Chicken leg quarters from the U.S., in post-Soviet states

"Bush legs" (ножки Буша) is a prevailing term in the post-Soviet states that denotes chicken leg quarters from the United States.

The expression first appeared in 1990 when Mikhail Gorbachev and George H. W. Bush signed a trade agreement about delivery of frozen chicken leg quarters to the Soviet Union. In those times, the USSR was experiencing food shortages and "Bush legs" enjoyed wide popularity.

==Economics==
As of 2006, the United States was the largest supplier of chicken to Russia, with only 55% of purchased chicken being domestically raised, 35% imported from the US, 6% from Brazil, and 4% from other countries, primarily in Europe.
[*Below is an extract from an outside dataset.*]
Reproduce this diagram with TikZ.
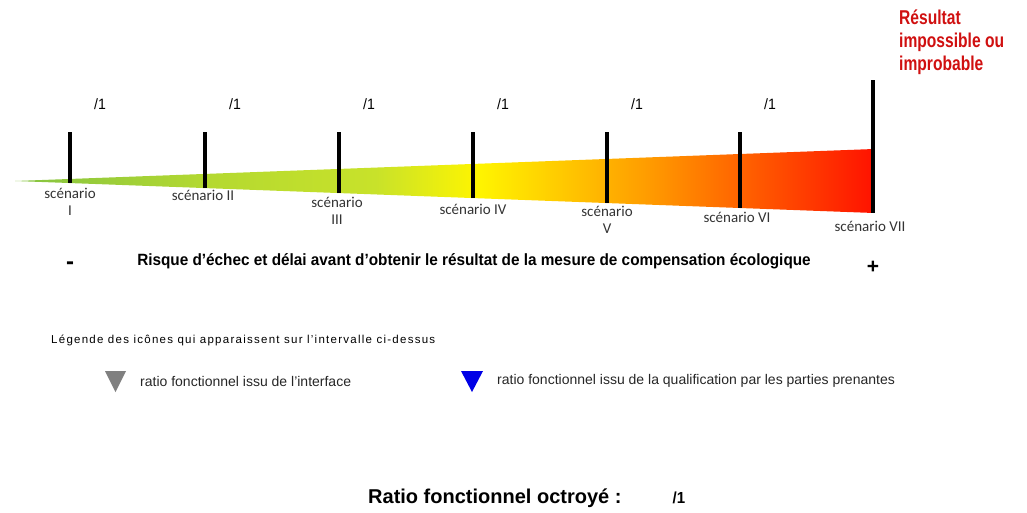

In 2005, the Russian and American governments signed an agreement where, until 2009, 74% of the chicken import quota would belong to American suppliers in return for the annual expansion of supplies by 40 thousand metric tons.

White meat is more popular in the US, particularly chicken breast, lowering the cost of exported dark meat like the legs and thighs.

In 2010, Russian Chief Sanitary Inspector Nikolay Vlasov banned all chlorinated chicken.

In 2014, all US meat was banned in Russia due to embargo. In 2015, Russia covered all imported chicken by domestic meat.